Ein letztes Beispiel: Wie lösen Häuslebauer das Problem mit der Kreditprolongation bei gestiegenen Zinsen? Looman: „Wenn die gestiegenen Zinsen tatsächlich ein Problem sind, muss die Finanzierung von Anfang an auf Kante genäht worden sein. Sollte der Kreditzins zum Beispiel von 1,0 auf 3,0 Prozent gestiegen sein, gibt’s in meinen Augen zwei Möglichkeiten. Erstens: Den privaten Konsum einschränken, beispielsweise Urlaub aussetzen.
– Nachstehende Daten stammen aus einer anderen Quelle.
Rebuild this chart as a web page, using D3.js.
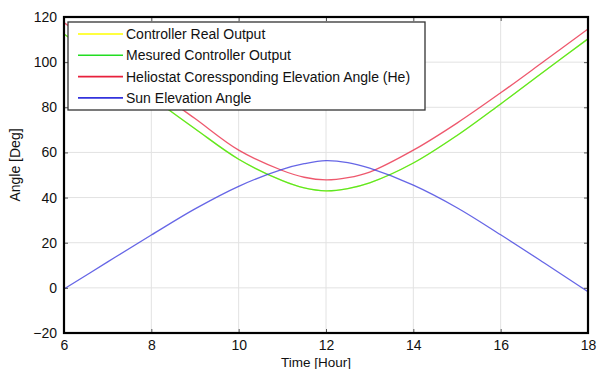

Zweitens: Standardtilgung zurückfahren, Sondertilgungen vereinbaren, Einkommen steigern, Sondertilgungen leisten!“

Weiter will portfolio institutionell wissen, ob die Eigenbedarfskündigung für Private der Joker ist, den Institutionelle nicht haben? „In der Regel nicht, weil die meisten Eigentümer zwei Immobilien besitzen: Die eine zur Eigennutzung, die andere zur Vermietung“, antwortet Looman.

Loomans rechnerisch belegte Lebensweisheiten werden den FAZ-Lesern schmerzlich fehlen. Da fügt es sich gut, dass der ­Finanzanalytiker bald mit einem wöchentlichen Digitalmagazin für Millionäre starten will, das ganz einfach „Volker Looman“ heißt.